In their lengthy retrospect appearing in the May, 1984 issue of Cinefantastique magazine, Joel Frazier and Harry Hathorne assigned much of the credit for the success of 20,000 Leagues Under the Sea to the film's uncredited production designer, Harper Goff. Goff began work on the film when it was still being thought of as an animated project, and he started with the all-important submarine of the story Captain Nemo's Nautilus. Goff described his thinking behind the design: "I always thought that the shark and alligator were quite deadly-looking in the water, so I based my design on their physical characteristics. The submarine's streamlined body, dorsal fin and prominent tail simulated the traits of the shark. The heavy rivet patterns on the surface plates represented the rough skin on the alligator, while the forward viewports and top searchlights represented its menacing eyes." Disney was initially not very happy with Goff's design he had expected a sleek, unadorned cylinder as described in Verne's book. Goff, however, was able to sell Walt on the look of Nemo's ship, which logically would have been pieced-together from iron salvage at his remote hideaway. Goff used the same melding of 19th Century functionality and cultured sensibilities in his designs for the interior of the Nautilus, incorporating finely-crafted woodwork, intricate brass fittings, and, in keeping with Nemo's refined character, a library and an elaborate pipe organ.
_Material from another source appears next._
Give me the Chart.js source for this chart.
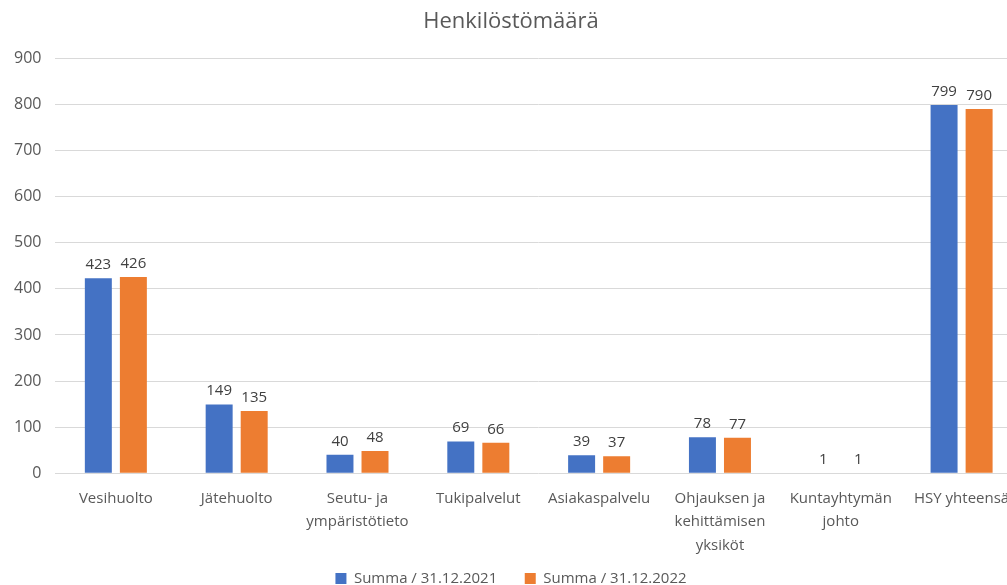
<!DOCTYPE html>
<html>
<head>
<meta charset="utf-8">
<script src="https://cdn.jsdelivr.net/npm/chart.js@4"></script>
<style>
  html, body { margin: 0; padding: 0; background: #fff; overflow: hidden; }
  #wrap { width: 1022px; height: 596px; }
</style>
</head>
<body>
<div id="wrap"><canvas id="myChart"></canvas></div>
<script>
const categories = [
    "Vesihuolto",
    "Jätehuolto",
    ["Seutu- ja", "ympäristötieto"],
    "Tukipalvelut",
    "Asiakaspalvelu",
    ["Ohjauksen ja", "kehittämisen", "yksiköt"],
    ["Kuntayhtymän", "johto"],
    "HSY yhteensä"
];
const summa2021 = [423, 149, 40, 69, 39, 78, 1, 799];
const summa2022 = [426, 135, 48, 66, 37, 77, 1, 790];
const seriesNames = ["Summa / 31.12.2021", "Summa / 31.12.2022"];

const FONT = "'Open Sans', sans-serif";

// numbers above each bar
const barLabels = {
    id: 'barLabels',
    afterDatasetsDraw(chart){
        const ctx = chart.ctx;
        ctx.save();
        ctx.font = "15px " + FONT;
        ctx.fillStyle = "#404040";
        ctx.textAlign = "center";
        ctx.textBaseline = "bottom";
        chart.data.datasets.forEach(function(ds, i){
            const meta = chart.getDatasetMeta(i);
            meta.data.forEach(function(bar, j){
                ctx.fillText(ds.data[j], bar.x, bar.y - 6);
            });
        });
        ctx.restore();
    }
};

const ctx = document.getElementById('myChart');
new Chart(ctx, {
    type: 'bar',
    data: {
        labels: categories,
        datasets: [{
            label: seriesNames[0],
            data: summa2021,
            backgroundColor: "#4472C4"
        }, {
            label: seriesNames[1],
            data: summa2022,
            backgroundColor: "#ED7D31"
        }]
    },
    options: {
        responsive: true,
        maintainAspectRatio: false,
        animation: false,
        categoryPercentage: 0.58,
        barPercentage: 0.77,
        layout: {
            padding: { left: 0, right: 0, top: 9, bottom: 0 }
        },
        plugins: {
            title: {
                display: true,
                text: "Henkilöstömäärä",
                color: "#595959",
                font: { family: FONT, size: 22, weight: 'normal' },
                padding: { top: 0, bottom: 23 }
            },
            legend: {
                position: 'bottom',
                labels: {
                    color: "#595959",
                    font: { family: FONT, size: 15 },
                    boxWidth: 11,
                    boxHeight: 11,
                    padding: 8,
                    // wider gap between the two entries
                    generateLabels(chart){
                        const items = Chart.defaults.plugins.legend.labels.generateLabels(chart);
                        items.forEach(function(it, i){
                            if(i < items.length - 1) it.text = it.text + "     ";
                        });
                        return items;
                    }
                }
            },
            tooltip: { enabled: false }
        },
        scales: {
            x: {
                grid: { display: false },
                border: { display: false },
                ticks: {
                    color: "#595959",
                    font: { family: FONT, size: 15, lineHeight: 1.55 },
                    maxRotation: 0,
                    autoSkip: false,
                    padding: 6
                }
            },
            y: {
                min: 0,
                max: 900,
                ticks: {
                    stepSize: 100,
                    color: "#595959",
                    font: { family: FONT, size: 16 },
                    padding: 14
                },
                grid: { color: "#d9d9d9", drawTicks: false },
                border: { display: false }
            }
        }
    },
    plugins: [barLabels]
});
</script>
</body>
</html>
While Goff continued with the design work on the film, Disney looked for a writer and director to tackle the episodic Verne book. Disney had been very impressed with the film The Happy Time (1952), a family comedy written by Earl Felton and directed by Richard Fleischer. The two had been something of a team, having also worked together on a pair of highly-regarded crime dramas at RKO, Armored Car Robbery (1950) and The Narrow Margin (1952). Fleisher met with Walt, and as he later described, "At our first meeting, I asked Walt why he had selected me. He answered, 'I saw The Happy Time which featured Bobby Driscoll, one of our contract players. If anybody can make an actor out of that kid, he's got to be a good director.'" That Fleischer was offered the chance to direct such an important film by Disney remains one of the more fascinating ironies in Hollywood lore. Fleischer was the son of Max Fleischer, who throughout the 1930s and early 1940s was Disney's greatest competitor in the field of animation. By 1953, though, Fleischer Studios had long since been absorbed by Paramount Pictures and Max was enjoying his retirement. The elder Fleischer not only gave his son his blessing; he also buried the hatchet and became friends with Disney.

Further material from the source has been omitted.